Home (Sick)

The first stages of hepatitis seemed like a bad flu. The next month or so I didn't feel terrible, just weak. I remember having enough strength to go up a flight of stairs, then sleeping for 4 hours to recover! I have only one good memory of the couple months I spent lying around and sleeping. One afternoon I had my pen and ink and I was drawing a barnacle. I wanted to capture every detail. My line got shorter and shorter until it became a series of dots. Epiphany! I discovered stippling. I had never seen, or at least I'd never been aware of seeing a stippled drawing. Never heard the word. I just realized that putting tiny dots down allowed me to get a greater level of detail. In one afternoon I went from drawing with lines to drawing with dots. I went crazy (or should I say '''crazier"?) with the technique. In the next few years I did scores of drawings with hundreds of thousands of dots. 

I hadn't studied much art. Grade school we cut paper and pasted stuff together. In high school I think I had one art class. As a freshman and sophomore at Central Catholic I studied Latin, History, Algebra, etc. After I transferred to Beaverton High I goofed off a lot and took one class that had something to do with art. By this time I really only cared about girls and tennis and fun. 

As a freshman at the University of Oregon, I was an art major. I took classes in Art History, Painting and Drawing. My drawing teacher was a hippie who looked at drawing as sort of an extension of an acid trip. I loved my painting class and teacher. An old guy who used words like "circumferential light". My point here is that I learned more about drawing sitting in my dorm room than I did in the drawing class studio. Though I must say I enjoyed life drawing....

Back to my drawing career. So all of sudden I found something besides sketching with pencils that really grabbed me. Thank God. Life was really tough for me during this time. I had a certainty in my being that I was meant to be an artist. I had no clue how to get there from where I was. 

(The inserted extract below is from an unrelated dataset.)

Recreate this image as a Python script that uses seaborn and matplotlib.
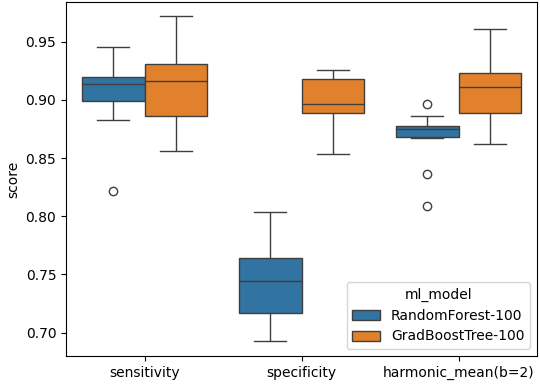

I'm going to skip a bunch here. I mostly wanted to stick to travels in this narrative. So just a bit about a couple weeks when my older brother and I took a short trip to Mexico. After I recovered from the hepatitis, I regaled Dick with tales from south of the border. So he put a canopy on his pickup and we headed south. We went through the Nogales border station again. OK, here begins the fun story:

We parked and walked into the immigration building to get our visas. Some overfed Mexican guard came up and started asking questions. Dick let me talk since my Spanish was adequate. The guard asked how long we planned to stay and how much money we had. It was a few hundred dollars - plenty for the week we planned. The guard said, no, we didn't have enough money. I couldn't believe it. I tried to argue, saying I'd spent a month on the same amount, and it was enough. My arguments fell on deaf ears. I had no idea what to do. The guard walked away. Another guard came up and said the other was "malo" - bad. We then walked outside to go over our options. After a few minutes it all became very clear to me. Visas are to be issued free, but I realized this guy was looking for a bribe. "Mordita" is the word they use. It means "little bite". That was ok with me. A few bucks to grease the bureaucratic wheels. So we walked back in. The guard mostly ignored us, saying we couldn't have visas. We played along and just stood our ground. He finally sauntered up to the counter. Not very tactfully I asked him how much he wanted. He gets this offended look on his face and said he didn't need our money. Then he pulled out his wallet and opened it up for me to see. He flipped through twenties, fifties, francs, Deutschmarks, and pesos. He didn't need our money! But he warmed up a bit, and my brother (a gun nut) asked him about his pearl handled gun. Now he really opened up. He started showing it off as we oohed and aahed and pretended to be impressed. In the middle of our discussion he said "cien (100) pesos". At the time that was $8.00. I don't know what came over me, but I actually bargained with him! And I don't know what came over him, but he relented! Fifty pesos and we got our visas.